Since #1826 deferred the update to the address space, these subsequent
i/o instructions do not reference the correct address space, and things
go awry from there.

Ideally we would treat changes to the address space as specially, but
that knowledge is buried quite far down in the device models.  We don't
find out that such a change is coming until quite late such that we
cannot undo all of the other side effects and start over.

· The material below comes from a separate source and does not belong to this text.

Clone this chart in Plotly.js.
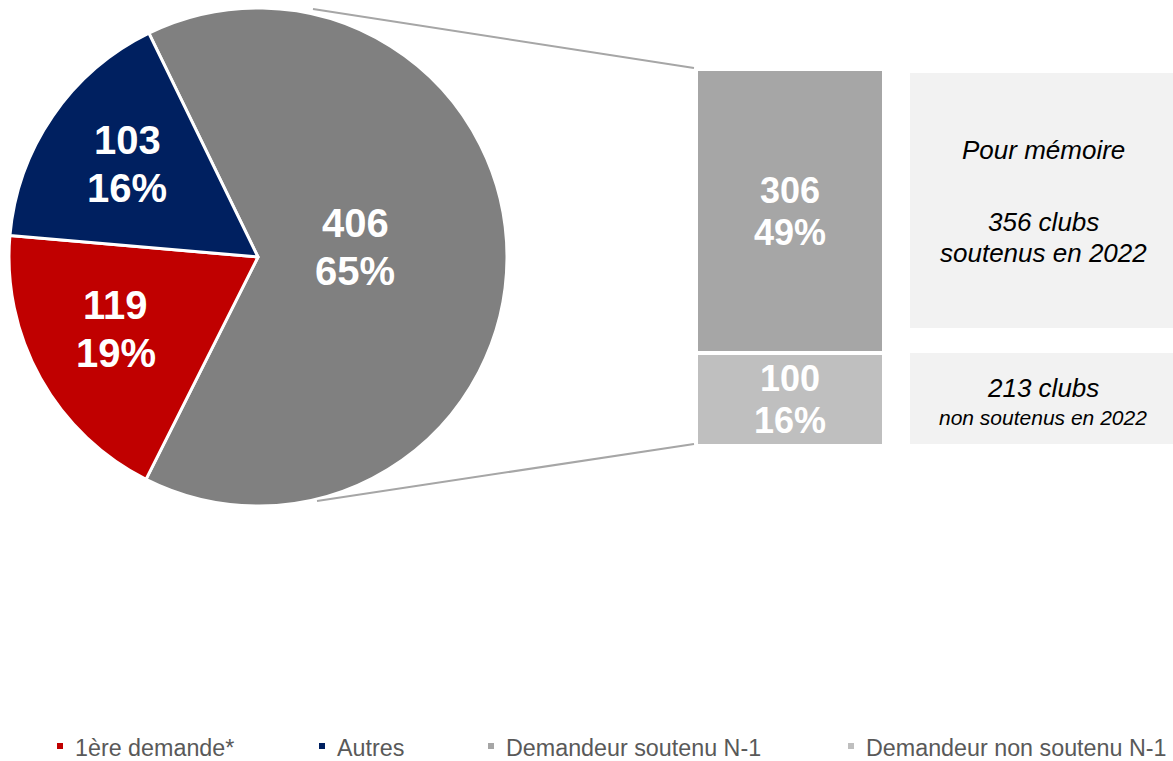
<!DOCTYPE html>
<html>
<head>
<meta charset="utf-8">
<script src="https://cdn.plot.ly/plotly-3.0.1.min.js"></script>
<style>html,body{margin:0;padding:0;background:#fff;}#chart{width:1173px;height:761px;}</style>
</head>
<body>
<div id="chart"></div>
<script>
// ---- data ----
const pieLabels = ['Demandeur N-1', '1ère demande*', 'Autres'];
const pieValues = [406, 119, 103];
const pieColors = ['#808080', '#c00000', '#002060'];

const barLabels = ['Demandeur non soutenu N-1', 'Demandeur soutenu N-1'];
const barValues = [100, 306];
const barColors = ['#bfbfbf', '#a6a6a6'];

const legendLabels = ['1ère demande*', 'Autres', 'Demandeur soutenu N-1', 'Demandeur non soutenu N-1'];
const legendColors = ['#c00000', '#002060', '#a6a6a6', '#bfbfbf'];

const memoTopLines = ['Pour mémoire', '356 clubs', 'soutenus en 2022'];
const memoBottomLines = ['213 clubs', 'non soutenus en 2022'];

// ---- layout helpers ----
const W = 1173, H = 761;
const px = x => x / W;
const py = y => 1 - y / H;
const FONT = 'Liberation Sans, Arial, sans-serif';

const total = pieValues.reduce((a, b) => a + b, 0);
const pct = v => Math.round(v / total * 100) + '%';

// pie geometry (pixels)
const pieCx = 258, pieCy = 257, pieR = 249;
const pieRotation = -26;
const labelRadius = [0.392, 0.64, 0.645];
const labelAngleShift = [-6.3, 2.3, 1.0];

const annotations = [];
const shapes = [];

// pie labels
let start = pieRotation;
pieValues.forEach((v, i) => {
  const span = v / total * 360;
  const mid = (start + span / 2 + labelAngleShift[i]) * Math.PI / 180;
  start += span;
  const lx = pieCx + pieR * labelRadius[i] * Math.sin(mid);
  const ly = pieCy - pieR * labelRadius[i] * Math.cos(mid);
  [[String(v), -24], [pct(v), 24]].forEach(([t, off]) => {
    annotations.push({
      xref: 'paper', yref: 'paper', x: px(lx), y: py(ly + off),
      text: '<b>' + t + '</b>', showarrow: false, xanchor: 'center', yanchor: 'middle',
      font: {family: FONT, size: 40, color: '#ffffff'}
    });
  });
});

// bar labels (computed from the data, in data coordinates)
const barTotal = barValues.reduce((a, b) => a + b, 0);
const unitPx = (446 - 69) / barTotal;
let cum = 0;
barValues.forEach(v => {
  const mid = cum + v / 2;
  cum += v;
  [[String(v), 21], [pct(v), -21]].forEach(([t, off]) => {
    annotations.push({
      xref: 'x', yref: 'y', x: 0, y: mid + off / unitPx,
      text: '<b>' + t + '</b>', showarrow: false, xanchor: 'center', yanchor: 'middle',
      font: {family: FONT, size: 36, color: '#ffffff'}
    });
  });
});

// memo boxes
shapes.push({type: 'rect', xref: 'paper', yref: 'paper', x0: px(910), x1: px(1173), y0: py(73), y1: py(328),
  fillcolor: '#f2f2f2', line: {width: 0}, layer: 'below'});
shapes.push({type: 'rect', xref: 'paper', yref: 'paper', x0: px(910), x1: px(1173), y0: py(353), y1: py(444),
  fillcolor: '#f2f2f2', line: {width: 0}, layer: 'below'});

const memoTopY = [150, 222, 253], memoTopSize = [26, 26, 26];
memoTopLines.forEach((t, i) => annotations.push({
  xref: 'paper', yref: 'paper', x: px(1043), y: py(memoTopY[i]), text: '<i>' + t + '</i>',
  showarrow: false, xanchor: 'center', yanchor: 'middle',
  font: {family: FONT, size: memoTopSize[i], color: '#000000'}
}));
const memoBotY = [388, 417], memoBotSize = [26, 21];
memoBottomLines.forEach((t, i) => annotations.push({
  xref: 'paper', yref: 'paper', x: px(1043), y: py(memoBotY[i]), text: '<i>' + t + '</i>',
  showarrow: false, xanchor: 'center', yanchor: 'middle',
  font: {family: FONT, size: memoBotSize[i], color: '#000000'}
}));

// connector lines
shapes.push({type: 'line', xref: 'paper', yref: 'paper', x0: px(313), y0: py(9), x1: px(694), y1: py(68),
  line: {color: '#a6a6a6', width: 2}});
shapes.push({type: 'line', xref: 'paper', yref: 'paper', x0: px(317), y0: py(501), x1: px(694), y1: py(444),
  line: {color: '#a6a6a6', width: 2}});

// legend
const legTextX = [73, 335, 504, 864];
legendLabels.forEach((t, i) => {
  const sx = legTextX[i] - 16;
  shapes.push({type: 'rect', xref: 'paper', yref: 'paper', x0: px(sx), x1: px(sx + 6), y0: py(743), y1: py(749),
    fillcolor: legendColors[i], line: {width: 0}});
  annotations.push({
    xref: 'paper', yref: 'paper', x: px(legTextX[i]), y: py(748), text: t,
    showarrow: false, xanchor: 'left', yanchor: 'middle',
    font: {family: FONT, size: 23.3, color: '#595959'}
  });
});

const traces = [
  {
    type: 'pie', labels: pieLabels, values: pieValues, sort: false, direction: 'clockwise',
    rotation: pieRotation, textinfo: 'none', hoverinfo: 'label+value+percent',
    marker: {colors: pieColors, line: {color: '#ffffff', width: 3}},
    domain: {x: [px(pieCx - pieR), px(pieCx + pieR)], y: [py(pieCy + pieR), py(pieCy - pieR)]},
    showlegend: false
  }
].concat(barValues.map((v, i) => ({
  type: 'bar', x: [0], y: [v], name: barLabels[i], width: 1,
  marker: {color: barColors[i], line: {color: '#ffffff', width: 4}},
  textposition: 'none', showlegend: false, hoverinfo: 'name+y'
})));

const layout = {
  width: W, height: H,
  margin: {l: 0, r: 0, t: 0, b: 0},
  paper_bgcolor: '#ffffff', plot_bgcolor: 'rgba(0,0,0,0)',
  barmode: 'stack', bargap: 0,
  showlegend: false,
  xaxis: {domain: [px(696), px(884)], range: [-0.5, 0.5], visible: false, fixedrange: true},
  yaxis: {domain: [py(446), py(69)], range: [0, barTotal], visible: false, fixedrange: true},
  shapes: shapes,
  annotations: annotations
};

Plotly.newPlot('chart', traces, layout, {displayModeBar: false, staticPlot: true});
</script>
</body>
</html>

The only alternative would seem to be to treat all i/o pesimistically
and end the TB after any i/o, exactly as we do for icount.

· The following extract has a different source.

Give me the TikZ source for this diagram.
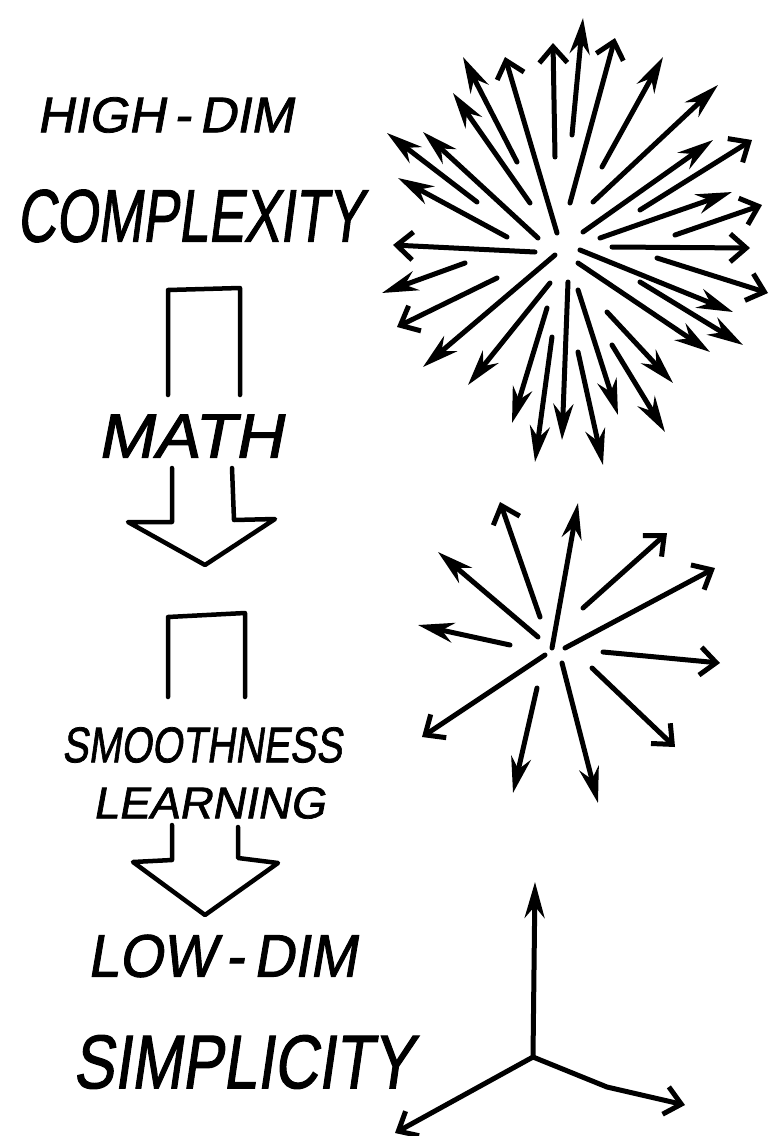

I'm not pleased about this, because an eyeball of avocado times
suggests a slowdown.  No doubt caused by most i/o having to go
through cpu_io_recompile.

I begin to wonder if #1826 should be solved differently, like *not*
caching MemoryRegionSections within the cpu tlb, and looking up the
physical address within the address space during the i/o itself.
But even that seems like it would work only for the more common case
where the address space reorg only changes devices.  For the odd case
where an address space reorg changes RAM, we still have the result
of the phys addr lookup cached via the adjustment to host memory.

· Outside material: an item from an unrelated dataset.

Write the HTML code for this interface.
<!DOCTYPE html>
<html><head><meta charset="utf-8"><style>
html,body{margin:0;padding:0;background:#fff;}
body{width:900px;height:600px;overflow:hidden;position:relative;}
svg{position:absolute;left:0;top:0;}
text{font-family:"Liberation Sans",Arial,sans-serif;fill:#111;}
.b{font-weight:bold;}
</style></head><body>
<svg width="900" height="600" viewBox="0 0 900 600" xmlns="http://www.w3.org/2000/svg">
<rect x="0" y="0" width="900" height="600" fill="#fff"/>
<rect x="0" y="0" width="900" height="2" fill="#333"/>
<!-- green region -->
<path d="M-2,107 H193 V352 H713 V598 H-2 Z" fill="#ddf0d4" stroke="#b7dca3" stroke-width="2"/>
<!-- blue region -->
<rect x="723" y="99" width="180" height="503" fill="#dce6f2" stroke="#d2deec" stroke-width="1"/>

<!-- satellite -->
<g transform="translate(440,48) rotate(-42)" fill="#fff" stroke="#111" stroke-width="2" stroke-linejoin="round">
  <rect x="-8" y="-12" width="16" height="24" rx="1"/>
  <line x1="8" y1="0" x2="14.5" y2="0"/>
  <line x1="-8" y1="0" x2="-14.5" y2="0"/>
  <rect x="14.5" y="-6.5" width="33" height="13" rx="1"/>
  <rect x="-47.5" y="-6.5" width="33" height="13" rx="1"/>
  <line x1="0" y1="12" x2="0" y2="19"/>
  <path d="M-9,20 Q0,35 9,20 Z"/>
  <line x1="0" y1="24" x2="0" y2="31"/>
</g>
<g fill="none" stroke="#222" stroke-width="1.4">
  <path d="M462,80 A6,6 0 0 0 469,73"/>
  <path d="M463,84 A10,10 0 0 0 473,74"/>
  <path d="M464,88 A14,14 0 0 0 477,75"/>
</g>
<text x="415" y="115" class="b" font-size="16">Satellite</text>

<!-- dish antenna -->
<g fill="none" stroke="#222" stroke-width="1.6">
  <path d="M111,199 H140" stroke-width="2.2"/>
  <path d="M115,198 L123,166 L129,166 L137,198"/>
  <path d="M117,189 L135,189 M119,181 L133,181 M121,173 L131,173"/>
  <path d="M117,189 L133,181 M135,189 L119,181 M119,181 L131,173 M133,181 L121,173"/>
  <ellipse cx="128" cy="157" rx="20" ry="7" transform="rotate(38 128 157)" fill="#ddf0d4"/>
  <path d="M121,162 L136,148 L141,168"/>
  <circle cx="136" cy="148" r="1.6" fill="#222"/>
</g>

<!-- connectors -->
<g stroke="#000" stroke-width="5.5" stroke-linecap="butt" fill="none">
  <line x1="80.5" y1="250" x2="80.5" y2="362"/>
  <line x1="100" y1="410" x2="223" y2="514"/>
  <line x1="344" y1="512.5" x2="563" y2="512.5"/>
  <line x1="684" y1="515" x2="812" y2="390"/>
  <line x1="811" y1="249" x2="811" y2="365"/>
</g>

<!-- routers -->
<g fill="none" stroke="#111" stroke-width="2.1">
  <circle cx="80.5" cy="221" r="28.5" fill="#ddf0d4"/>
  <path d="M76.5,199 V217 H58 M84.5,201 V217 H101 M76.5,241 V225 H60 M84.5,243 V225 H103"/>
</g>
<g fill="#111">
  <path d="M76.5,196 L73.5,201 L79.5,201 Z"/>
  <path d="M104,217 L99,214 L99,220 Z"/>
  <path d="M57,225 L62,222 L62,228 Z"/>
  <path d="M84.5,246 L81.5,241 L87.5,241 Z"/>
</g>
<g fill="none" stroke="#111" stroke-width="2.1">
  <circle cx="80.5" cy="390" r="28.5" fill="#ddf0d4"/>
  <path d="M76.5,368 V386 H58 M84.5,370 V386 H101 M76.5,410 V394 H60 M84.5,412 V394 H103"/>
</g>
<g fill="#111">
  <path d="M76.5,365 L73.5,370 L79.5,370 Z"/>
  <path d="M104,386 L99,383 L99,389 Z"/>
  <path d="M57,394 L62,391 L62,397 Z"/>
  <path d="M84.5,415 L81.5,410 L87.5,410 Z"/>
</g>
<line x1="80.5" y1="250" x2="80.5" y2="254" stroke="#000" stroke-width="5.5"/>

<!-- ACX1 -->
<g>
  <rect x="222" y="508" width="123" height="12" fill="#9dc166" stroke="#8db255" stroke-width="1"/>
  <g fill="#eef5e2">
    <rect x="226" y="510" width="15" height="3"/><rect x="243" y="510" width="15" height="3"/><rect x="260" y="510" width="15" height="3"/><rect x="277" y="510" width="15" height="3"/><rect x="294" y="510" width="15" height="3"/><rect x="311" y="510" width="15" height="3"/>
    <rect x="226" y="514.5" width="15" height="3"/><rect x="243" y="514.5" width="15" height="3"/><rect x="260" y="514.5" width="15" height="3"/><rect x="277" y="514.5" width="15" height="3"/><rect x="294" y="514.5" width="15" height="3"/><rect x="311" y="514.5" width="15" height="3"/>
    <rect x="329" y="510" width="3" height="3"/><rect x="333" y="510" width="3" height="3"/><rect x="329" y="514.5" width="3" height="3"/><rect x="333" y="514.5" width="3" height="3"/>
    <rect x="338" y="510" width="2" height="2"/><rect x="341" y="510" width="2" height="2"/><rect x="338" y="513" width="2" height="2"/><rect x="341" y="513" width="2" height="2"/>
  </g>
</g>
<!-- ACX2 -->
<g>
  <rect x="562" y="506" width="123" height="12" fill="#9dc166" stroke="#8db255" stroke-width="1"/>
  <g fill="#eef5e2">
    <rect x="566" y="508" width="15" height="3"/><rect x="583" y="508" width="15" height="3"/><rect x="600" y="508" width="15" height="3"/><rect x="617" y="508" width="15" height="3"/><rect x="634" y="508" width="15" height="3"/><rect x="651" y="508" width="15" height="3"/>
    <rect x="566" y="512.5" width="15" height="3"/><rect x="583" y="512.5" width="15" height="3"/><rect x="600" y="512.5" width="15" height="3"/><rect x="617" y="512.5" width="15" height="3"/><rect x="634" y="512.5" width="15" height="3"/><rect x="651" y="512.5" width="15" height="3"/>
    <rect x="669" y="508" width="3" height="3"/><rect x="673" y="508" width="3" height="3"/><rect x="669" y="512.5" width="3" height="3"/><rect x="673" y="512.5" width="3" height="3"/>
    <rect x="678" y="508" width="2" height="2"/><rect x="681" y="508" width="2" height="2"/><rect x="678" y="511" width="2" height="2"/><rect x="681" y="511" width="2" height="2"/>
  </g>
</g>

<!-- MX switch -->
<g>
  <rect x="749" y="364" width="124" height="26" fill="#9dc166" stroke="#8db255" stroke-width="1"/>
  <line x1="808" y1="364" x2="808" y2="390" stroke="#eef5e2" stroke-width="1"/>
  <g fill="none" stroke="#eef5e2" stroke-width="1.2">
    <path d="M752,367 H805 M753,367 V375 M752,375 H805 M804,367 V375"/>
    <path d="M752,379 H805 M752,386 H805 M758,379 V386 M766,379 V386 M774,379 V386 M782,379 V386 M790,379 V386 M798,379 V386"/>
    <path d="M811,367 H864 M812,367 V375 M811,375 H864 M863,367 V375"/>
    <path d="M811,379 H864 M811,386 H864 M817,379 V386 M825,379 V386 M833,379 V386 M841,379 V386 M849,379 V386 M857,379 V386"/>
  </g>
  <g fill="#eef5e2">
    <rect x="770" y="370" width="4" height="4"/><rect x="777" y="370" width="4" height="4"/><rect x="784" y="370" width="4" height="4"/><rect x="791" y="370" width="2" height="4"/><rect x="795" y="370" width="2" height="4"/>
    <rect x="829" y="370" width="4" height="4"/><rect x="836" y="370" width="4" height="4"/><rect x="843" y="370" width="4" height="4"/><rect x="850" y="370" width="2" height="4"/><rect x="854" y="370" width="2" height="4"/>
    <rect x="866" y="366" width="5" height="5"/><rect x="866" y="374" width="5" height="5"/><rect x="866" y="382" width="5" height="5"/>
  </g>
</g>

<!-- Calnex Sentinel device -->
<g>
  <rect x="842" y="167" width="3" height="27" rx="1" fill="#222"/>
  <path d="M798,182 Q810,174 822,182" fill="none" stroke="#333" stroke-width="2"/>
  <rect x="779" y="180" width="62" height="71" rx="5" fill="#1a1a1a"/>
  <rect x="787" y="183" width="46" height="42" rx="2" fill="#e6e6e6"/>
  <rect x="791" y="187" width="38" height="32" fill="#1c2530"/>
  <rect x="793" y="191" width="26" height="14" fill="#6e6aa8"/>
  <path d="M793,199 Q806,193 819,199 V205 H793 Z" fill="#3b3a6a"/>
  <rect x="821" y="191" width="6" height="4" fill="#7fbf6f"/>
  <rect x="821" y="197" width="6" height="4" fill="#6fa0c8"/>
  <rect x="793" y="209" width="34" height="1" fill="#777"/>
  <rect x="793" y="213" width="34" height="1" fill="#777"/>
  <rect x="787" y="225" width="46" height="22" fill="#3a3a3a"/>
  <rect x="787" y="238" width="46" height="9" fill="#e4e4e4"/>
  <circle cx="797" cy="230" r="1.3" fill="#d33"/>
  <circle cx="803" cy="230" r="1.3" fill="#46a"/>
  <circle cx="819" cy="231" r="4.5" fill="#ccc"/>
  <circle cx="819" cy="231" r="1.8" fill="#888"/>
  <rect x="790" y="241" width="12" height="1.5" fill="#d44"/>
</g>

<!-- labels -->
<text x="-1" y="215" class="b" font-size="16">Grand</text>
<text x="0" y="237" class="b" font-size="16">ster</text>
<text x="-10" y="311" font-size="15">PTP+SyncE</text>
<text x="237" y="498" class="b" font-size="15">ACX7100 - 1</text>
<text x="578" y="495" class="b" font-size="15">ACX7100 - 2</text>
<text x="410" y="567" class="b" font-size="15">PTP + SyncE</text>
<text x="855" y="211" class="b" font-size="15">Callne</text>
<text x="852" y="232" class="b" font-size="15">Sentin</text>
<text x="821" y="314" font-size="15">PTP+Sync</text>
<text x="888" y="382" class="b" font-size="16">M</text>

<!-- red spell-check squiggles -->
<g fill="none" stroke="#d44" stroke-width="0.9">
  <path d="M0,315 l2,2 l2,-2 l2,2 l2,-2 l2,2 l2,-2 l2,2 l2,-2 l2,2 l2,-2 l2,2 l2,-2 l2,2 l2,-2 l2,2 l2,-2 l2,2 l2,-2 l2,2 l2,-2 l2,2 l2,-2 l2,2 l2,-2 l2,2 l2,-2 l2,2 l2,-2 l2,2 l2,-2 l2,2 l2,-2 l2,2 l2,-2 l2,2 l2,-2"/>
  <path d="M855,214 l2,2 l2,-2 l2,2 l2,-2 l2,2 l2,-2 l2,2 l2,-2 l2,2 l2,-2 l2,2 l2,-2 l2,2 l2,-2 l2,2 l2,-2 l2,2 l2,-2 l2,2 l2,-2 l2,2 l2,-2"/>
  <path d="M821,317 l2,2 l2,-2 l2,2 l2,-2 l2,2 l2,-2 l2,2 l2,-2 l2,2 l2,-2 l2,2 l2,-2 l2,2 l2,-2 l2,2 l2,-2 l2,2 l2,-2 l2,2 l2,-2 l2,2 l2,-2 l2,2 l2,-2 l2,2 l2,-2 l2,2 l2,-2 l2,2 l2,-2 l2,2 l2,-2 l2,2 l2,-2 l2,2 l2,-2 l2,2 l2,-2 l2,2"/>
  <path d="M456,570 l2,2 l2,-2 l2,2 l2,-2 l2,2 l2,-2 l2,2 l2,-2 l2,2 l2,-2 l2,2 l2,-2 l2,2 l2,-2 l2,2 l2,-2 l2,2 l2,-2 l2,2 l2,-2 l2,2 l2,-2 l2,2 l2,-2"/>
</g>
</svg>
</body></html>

So this seems like the most reasonable solution.

Follow-up patches could optimize setting of can_do_io, and replace
previous TranslationBlocks so that we only go through cpu_io_recompile
once for a particular bit of guest code, rather than every single time.


r~


Richard Henderson (6):
  accel/tcg: Avoid load of icount_decr if unused
  accel/tcg: Hoist CF_MEMI_ONLY check outside translation loop
  accel/tcg: Track current value of can_do_io in the TB
  accel/tcg: Improve setting of can_do_io at start of TB
  accel/tcg: Always set CF_LAST_IO with CF_NOIRQ
  accel/tcg: Always require can_do_io

 include/exec/translator.h   |  2 ++
 accel/tcg/cpu-exec.c        |  2 +-
 accel/tcg/tb-maint.c        |  6 ++--
 accel/tcg/translator.c      | 72 ++++++++++++++++++-------------------
 target/mips/tcg/translate.c |  1 -
 5 files changed, 41 insertions(+), 42 deletions(-)

-- 
2.34.1